DNO International ASA, an oil producer focused on northern Iraq, rose to a seven-year high in Oslo after better-than-expected results from its latest well at Tawke in northern Iraq boosted expectations over its output.
DNO climbed as much as 7.9 percent to 15.80 kroner, the highest intraday level since May 2006, and traded up 7.1 percent by 1:15 p.m. local time. That makes DNO the biggest climber on the Oslo stock exchange’s benchmark OSEBX index today. About 5.8 million DNO shares have been traded so far, almost three-times the average daily volume during the past three months.

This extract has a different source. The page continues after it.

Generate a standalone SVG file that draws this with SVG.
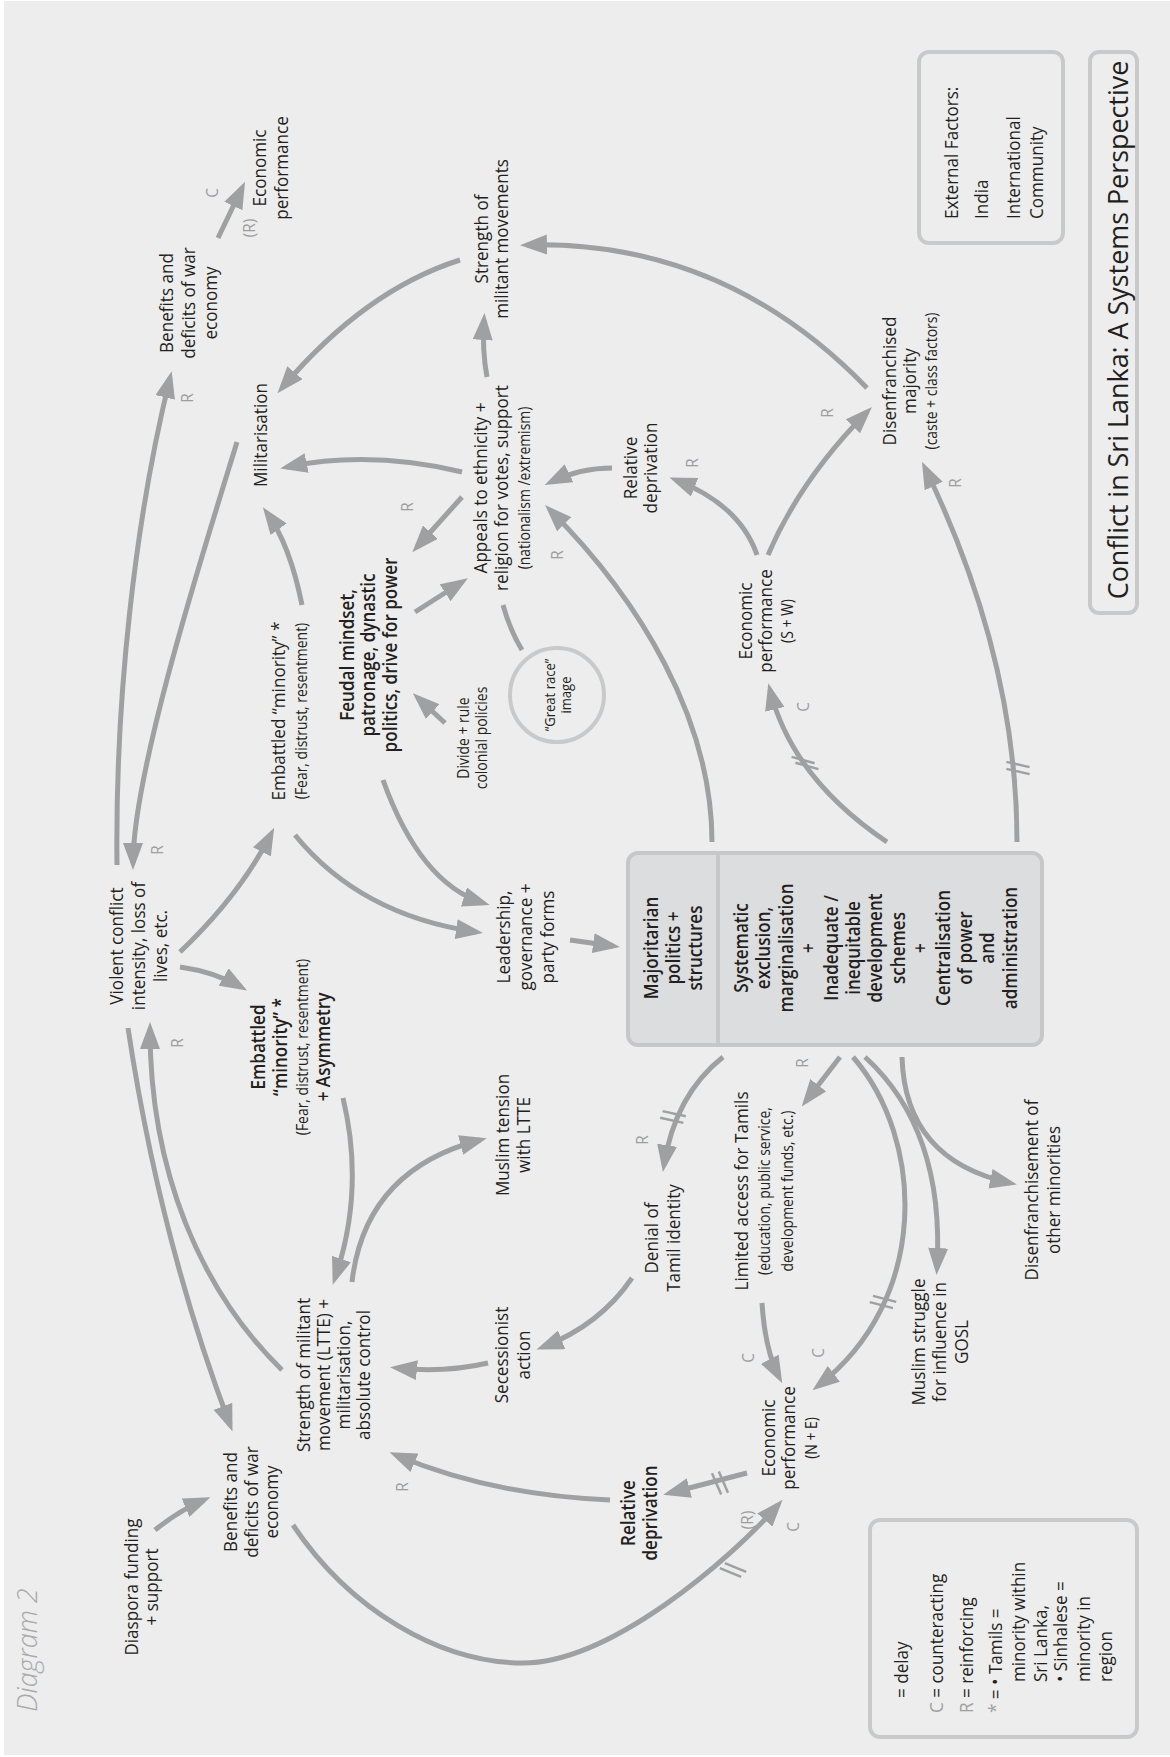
<svg xmlns="http://www.w3.org/2000/svg" width="1170" height="1757" viewBox="0 0 1170 1757">
<defs>
<style>
.t{font-family:"Open Sans","Noto Sans","DejaVu Sans",sans-serif;font-size:19px;fill:#231f20;text-anchor:middle}
.s{font-size:15.5px}
.b{font-weight:600}
.st{text-anchor:start}
.g{fill:#9c9ea0}
.lab{font-family:"Open Sans","Noto Sans",sans-serif;font-size:17px;fill:#9c9ea0;text-anchor:middle}
.c{fill:none;stroke:#9fa0a2;stroke-width:5;marker-end:url(#ah)}
.l{fill:none;stroke:#9fa0a2;stroke-width:5}
.d{fill:none;stroke:#9fa0a2;stroke-width:2.5}
.bx{fill:none;stroke:#c8c9cb;stroke-width:4}
</style>
<marker id="ah" viewBox="0 0 27 20" markerWidth="27" markerHeight="20" refX="20" refY="10" orient="auto" markerUnits="userSpaceOnUse"><path d="M0,0 L27,10 L0,20 Z" fill="#9fa0a2"/></marker>
</defs>
<rect x="0" y="0" width="1170" height="1757" fill="#ffffff"/>
<rect x="4" y="1" width="1166" height="1754" fill="#ecedec"/>

<g id="connectors">
<path class="c" d="M218,238 L242,188"/>
<path class="c" d="M117,865 C115,700 135,520 170,378"/>
<path class="c" d="M237,442 C207,540 133,770 133,863"/>
<path class="c" d="M460,260 Q365,290 282,388"/>
<path class="c" d="M487,377 Q482,350 484,320"/>
<path class="c" d="M867,388 Q724,240 527,245"/>
<path class="c" d="M462,472 Q370,450 287,467"/>
<path class="c" d="M462,497 L417,547"/>
<path class="c" d="M415,612 L462,582"/>
<path class="c" d="M445,723 L418,698"/>
<path class="c" d="M302,605 Q290,545 267,513"/>
<path class="c" d="M180,952 Q240,895 271,834"/>
<path class="c" d="M295,835 Q360,915 476,932"/>
<path class="c" d="M383,780 Q420,883 483,903"/>
<path class="c" d="M570,940 L613,946"/>
<path class="c" d="M712,842 C712,720 640,600 550,510"/>
<path class="c" d="M612,468 Q580,468 551,482"/>
<path class="c" d="M757,555 Q740,505 676,480"/>
<path class="c" d="M768,555 Q800,480 867,412"/>
<path class="c" d="M887,842 Q792,778 770,690"/>
<path class="c" d="M1017,842 Q1017,658 925,468"/>
<path class="c" d="M128,1028 Q160,1240 230,1425"/>
<path class="c" d="M282,1370 C200,1290 150,1170 150,1029"/>
<path class="c" d="M180,967 Q215,972 241,987"/>
<path class="c" d="M343,1098 Q365,1190 335,1278"/>
<path class="c" d="M352,1282 Q365,1170 480,1140"/>
<path class="c" d="M723,1057 Q675,1095 664,1165"/>
<path class="c" d="M840,1057 L806,1101"/>
<path class="c" d="M902,1057 Q905,1160 1010,1183"/>
<path class="c" d="M865,1057 Q945,1130 937,1268"/>
<path class="c" d="M853,1057 C925,1140 930,1300 818,1386"/>
<path class="c" d="M762,1303 Q765,1350 779,1377"/>
<path class="c" d="M747,1473 L670,1493"/>
<path class="c" d="M293,1525 C350,1610 440,1663 523,1663 C610,1663 730,1560 778,1505"/>
<path class="c" d="M155,1530 Q180,1510 204,1500"/>
<path class="c" d="M632,1278 Q600,1325 543,1347"/>
<path class="c" d="M488,1363 Q445,1373 397,1368"/>
<path class="c" d="M610,1500 Q490,1495 396,1455"/>
<path class="l" d="M522,650 Q510,630 503,605"/>
<!-- delay marks -->
<path class="d" d="M791.6,756.9 L814.6,763.3 M795.4,762.7 L818.4,769.1"/>
<path class="d" d="M1006.4,761.9 L1029.6,767.1 M1006.4,768.9 L1029.6,774.1"/>
<path class="d" d="M662.6,1111.1 L685.8,1116.3 M660.2,1117.7 L683.4,1122.9"/>
<path class="d" d="M873,1295.9 L896.2,1301.9 M869.8,1302.1 L893,1308.1"/>
<path class="d" d="M718.8,1471.5 L728,1492.7 M712,1473.3 L721.2,1494.5"/>
<path class="d" d="M719.8,1568.2 L741.2,1576.8 M724.8,1563.2 L746.2,1571.8"/>
<!-- loop labels -->
<text class="lab" transform="translate(193,398) rotate(-90) scale(0.9,1)">R</text>
<text class="lab" transform="translate(218,193) rotate(-90) scale(0.9,1)">C</text>
<text class="lab" transform="translate(255,228) rotate(-90) scale(0.9,1)">(R)</text>
<text class="lab" transform="translate(163,850) rotate(-90) scale(0.9,1)">R</text>
<text class="lab" transform="translate(413,507) rotate(-90) scale(0.9,1)">R</text>
<text class="lab" transform="translate(563,555) rotate(-90) scale(0.9,1)">R</text>
<text class="lab" transform="translate(698,463) rotate(-90) scale(0.9,1)">R</text>
<text class="lab" transform="translate(809,707) rotate(-90) scale(0.9,1)">C</text>
<text class="lab" transform="translate(833,413) rotate(-90) scale(0.9,1)">R</text>
<text class="lab" transform="translate(961,483) rotate(-90) scale(0.9,1)">R</text>
<text class="lab" transform="translate(183,1043) rotate(-90) scale(0.9,1)">R</text>
<text class="lab" transform="translate(648,1140) rotate(-90) scale(0.9,1)">R</text>
<text class="lab" transform="translate(808,1063) rotate(-90) scale(0.9,1)">R</text>
<text class="lab" transform="translate(754,1358) rotate(-90) scale(0.9,1)">C</text>
<text class="lab" transform="translate(824,1353) rotate(-90) scale(0.9,1)">C</text>
<text class="lab" transform="translate(753,1520) rotate(-90) scale(0.9,1)">(R)</text>
<text class="lab" transform="translate(799,1527) rotate(-90) scale(0.9,1)">C</text>
<text class="lab" transform="translate(408,1487) rotate(-90) scale(0.9,1)">R</text>
</g>

<g id="title">
<rect class="bx" x="1090" y="52" width="47" height="561" rx="9"/>
<text class="t" style="font-size:28px" transform="translate(1128,330) rotate(-90) scale(0.96,1)">Conflict in Sri Lanka: A Systems Perspective</text>
</g>

<g id="external-factors">
<rect class="bx" x="919" y="52" width="144" height="191" rx="10"/>
<text class="t st" transform="translate(958,219) rotate(-90) scale(0.9,1)"><tspan x="0" y="0">External Factors:</tspan><tspan x="0" y="30">India</tspan><tspan x="0" y="62">International</tspan><tspan x="0" y="85">Community</tspan></text>
</g>

<g id="diagram-label">
<text class="t" style="font-size:27px;font-style:italic;font-weight:300;fill:#a7a9ab" transform="translate(37,1650) rotate(-90)">Diagram 2</text>
</g>

<g id="n-benefits-top" transform="translate(173,303) rotate(-90) scale(0.9,1)"><text class="t"><tspan x="0" y="0">Benefits and</tspan><tspan x="0" y="22">deficits of war</tspan><tspan x="0" y="44">economy</tspan></text></g>
<g id="n-econ-top" transform="translate(266,168) rotate(-90) scale(0.9,1)"><text class="t"><tspan x="0" y="0">Economic</tspan><tspan x="0" y="22">performance</tspan></text></g>
<g id="n-militarisation" transform="translate(267,435) rotate(-90) scale(0.9,1)"><text class="t">Militarisation</text></g>
<g id="n-strength-militant" transform="translate(488,239) rotate(-90) scale(0.9,1)"><text class="t"><tspan x="0" y="0">Strength of</tspan><tspan x="0" y="20">militant movements</tspan></text></g>
<g id="n-disenfranchised-majority" transform="translate(896,381) rotate(-90) scale(0.9,1)"><text class="t"><tspan x="0" y="0">Disenfranchised</tspan><tspan x="0" y="20">majority</tspan><tspan class="s" x="0" y="41">(caste + class factors)</tspan></text></g>
<g id="n-appeals" transform="translate(487,488) rotate(-90) scale(0.9,1)"><text class="t"><tspan x="0" y="0">Appeals to ethnicity +</tspan><tspan x="0" y="21">religion for votes, support</tspan><tspan class="s" x="0" y="43">(nationalism /extremism)</tspan></text></g>
<g id="n-divide" transform="translate(469,738) rotate(-90) scale(0.9,1)"><text class="t s"><tspan x="0" y="0">Divide + rule</tspan><tspan x="0" y="18">colonial policies</tspan></text></g>
<g id="n-great-race">
<circle cx="557" cy="695" r="47" fill="none" stroke="#c8c9cb" stroke-width="4"/>
<text class="t s" style="font-size:14.5px" transform="translate(555,695) rotate(-90) scale(0.9,1)"><tspan x="0" y="0">“Great race”</tspan><tspan x="0" y="16">image</tspan></text>
</g>
<g id="n-feudal" transform="translate(354,655) rotate(-90) scale(0.9,1)"><text class="t b"><tspan x="0" y="0">Feudal mindset,</tspan><tspan x="0" y="21.5">patronage, dynastic</tspan><tspan x="0" y="43">politics, drive for power</tspan></text></g>
<g id="n-embattled-top" transform="translate(285,711) rotate(-90) scale(0.9,1)"><text class="t"><tspan x="0" y="0">Embattled “minority” *</tspan><tspan class="s" x="0" y="22">(Fear, distrust, resentment)</tspan></text></g>
<g id="n-leadership" transform="translate(510,937) rotate(-90) scale(0.9,1)"><text class="t"><tspan x="0" y="0">Leadership,</tspan><tspan x="0" y="22">governance +</tspan><tspan x="0" y="44">party forms</tspan></text></g>
<g id="n-relative-top" transform="translate(637,468) rotate(-90) scale(0.9,1)"><text class="t"><tspan x="0" y="0">Relative</tspan><tspan x="0" y="20">deprivation</tspan></text></g>
<g id="n-econ-sw" transform="translate(752,621) rotate(-90) scale(0.9,1)"><text class="t"><tspan x="0" y="0">Economic</tspan><tspan x="0" y="20">performance</tspan><tspan class="s" x="0" y="41">(S + W)</tspan></text></g>

<g id="n-central">
<rect x="628" y="853" width="414" height="192" rx="10" fill="#dcdddf" stroke="#c6c7c9" stroke-width="4"/>
<line x1="718" y1="853" x2="718" y2="1045" stroke="#c6c7c9" stroke-width="4"/>
<text class="t b" transform="translate(658,948) rotate(-90) scale(0.9,1)"><tspan x="0" y="0">Majoritarian</tspan><tspan x="0" y="22">politics +</tspan><tspan x="0" y="44">structures</tspan></text>
<text class="t b" transform="translate(748,948) rotate(-90) scale(0.9,1)"><tspan x="0" y="0">Systematic</tspan><tspan x="0" y="22.4">exclusion,</tspan><tspan x="0" y="44.8">marginalisation</tspan><tspan x="0" y="67.2">+</tspan><tspan x="0" y="89.6">Inadequate /</tspan><tspan x="0" y="112">inequitable</tspan><tspan x="0" y="134.4">development</tspan><tspan x="0" y="156.8">schemes</tspan><tspan x="0" y="179.2">+</tspan><tspan x="0" y="201.6">Centralisation</tspan><tspan x="0" y="224">of power</tspan><tspan x="0" y="246.4">and</tspan><tspan x="0" y="268.8">administration</tspan></text>
</g>

<g id="n-violent" transform="translate(123,946) rotate(-90) scale(0.9,1)"><text class="t"><tspan x="0" y="0">Violent conflict</tspan><tspan x="0" y="22">intensity, loss of</tspan><tspan x="0" y="44">lives, etc.</tspan></text></g>
<g id="n-embattled-bottom" transform="translate(265,1047) rotate(-90) scale(0.9,1)"><text class="t"><tspan class="b" x="0" y="0">Embattled</tspan><tspan class="b" x="0" y="22">“minority” *</tspan><tspan class="s" x="0" y="43">(Fear, distrust, resentment)</tspan><tspan class="b" x="0" y="65">+ Asymmetry</tspan></text></g>
<g id="n-muslim-tension" transform="translate(509,1135) rotate(-90) scale(0.9,1)"><text class="t"><tspan x="0" y="0">Muslim tension</tspan><tspan x="0" y="21">with LTTE</tspan></text></g>
<g id="n-denial" transform="translate(658,1238) rotate(-90) scale(0.9,1)"><text class="t"><tspan x="0" y="0">Denial of</tspan><tspan x="0" y="22">Tamil identity</tspan></text></g>
<g id="n-limited" transform="translate(748,1191) rotate(-90) scale(0.9,1)"><text class="t"><tspan x="0" y="0">Limited access for Tamils</tspan><tspan class="s" x="0" y="22">(education, public service,</tspan><tspan class="s" x="0" y="45">development funds, etc.)</tspan></text></g>
<g id="n-disenf-minorities" transform="translate(1038,1190) rotate(-90) scale(0.9,1)"><text class="t"><tspan x="0" y="0">Disenfranchisement of</tspan><tspan x="0" y="22">other minorities</tspan></text></g>
<g id="n-muslim-struggle" transform="translate(925,1342) rotate(-90) scale(0.9,1)"><text class="t"><tspan x="0" y="0">Muslim struggle</tspan><tspan x="0" y="21.5">for influence in</tspan><tspan x="0" y="43">GOSL</tspan></text></g>
<g id="n-econ-ne" transform="translate(775,1438) rotate(-90) scale(0.9,1)"><text class="t"><tspan x="0" y="0">Economic</tspan><tspan x="0" y="20">performance</tspan><tspan class="s" x="0" y="42">(N + E)</tspan></text></g>
<g id="n-benefits-bottom" transform="translate(237,1502) rotate(-90) scale(0.9,1)"><text class="t"><tspan x="0" y="0">Benefits and</tspan><tspan x="0" y="21">deficits of war</tspan><tspan x="0" y="41">economy</tspan></text></g>
<g id="n-diaspora" transform="translate(138,1587) rotate(-90) scale(0.9,1)"><text class="t"><tspan x="0" y="0">Diaspora funding</tspan><tspan x="0" y="20">+ support</tspan></text></g>
<g id="n-ltte" transform="translate(310,1375) rotate(-90) scale(0.9,1)"><text class="t"><tspan x="0" y="0">Strength of militant</tspan><tspan x="0" y="20">movement (LTTE) +</tspan><tspan x="0" y="40">militarisation,</tspan><tspan x="0" y="60">absolute control</tspan></text></g>
<g id="n-secessionist" transform="translate(508,1355) rotate(-90) scale(0.9,1)"><text class="t"><tspan x="0" y="0">Secessionist</tspan><tspan x="0" y="22">action</tspan></text></g>
<g id="n-relative-bottom" transform="translate(635,1513) rotate(-90) scale(0.9,1)"><text class="t b"><tspan x="0" y="0">Relative</tspan><tspan x="0" y="22">deprivation</tspan></text></g>

<g id="legend">
<rect class="bx" x="870" y="1520" width="267" height="217" rx="10"/>
<text class="t st" transform="translate(908,1713) rotate(-90) scale(0.9,1)"><tspan x="16.7" y="0">= delay</tspan><tspan x="0" y="35"><tspan class="g">C</tspan> = counteracting</tspan><tspan x="0" y="65"><tspan class="g">R</tspan> = reinforcing</tspan><tspan x="0" y="94"><tspan class="g">*</tspan> = • Tamils =</tspan><tspan x="34.4" y="117">minority within</tspan><tspan x="34.4" y="139">Sri Lanka,</tspan><tspan x="34.4" y="159">• Sinhalese =</tspan><tspan x="34.4" y="182">minority in</tspan><tspan x="34.4" y="204">region</tspan></text>
</g>
</svg>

“The exceptional results from Tawke-20 and Tawke-23 have fundamentally changed our approach to developing this field and also our expectations for its performance,” Chairman Bijan Mossavar-Rahmani said. “By any measure, these are prolific wells tapping into what increasingly feels like a sea of oil.”
DNO’s latest well, at deep Tawke-23 in Kurdistan, tested at more than 9,000 barrels a day, it said in a statement. That puts output at the field at a record 32,500 barrels a day, it said.
“These well results are even better than those from the first horizontal, and sets a new record for the company,” Pareto Securities AS said by e-mail. “The solid results make it increasingly likely that the company will lift its planned peak production level at Tawke from 200,000 barrels a day to a higher level, probably around 300,000 barrels a day.”
DNO, the first foreign company to drill for oil in Iraq after the U.S.-led invasion in 2003, is continuing exploration at the Tawke field as it seeks to boost output. It has been caught in a conflict between the semi-autonomous Kurdistan Regional Government and central Iraqi authorities over revenue sharing, contracts and land that forced it to sell output into the local market rather than export it abroad.
“With construction and tie in of the Kurdish export pipeline soon to be completed, exports could potentially start around yearend,” Pareto said. “A prerequisite for this to happen will be either a breakthrough in KRG-Baghdad relations, or alternatively the KRG may choose to export directly to Turkey without Bagdad’s consent, but this will further heat up the dispute with Bagdad.”
DNO is the operator of Tawke with a 55 percent stake. Genel Energy Plc has 25 percent, and the Kurdistan Regional Government the remaining 20 percent.
DNO shares, up 53 percent in the past year, are supported by reports that oil majors including Chevron Corp. and Total SA are looking to buy assets in Kurdistan. The region has potential 45 billion barrels of oil reserves and 3 trillion to 6 trillion cubic meters of gas, according to the regional government.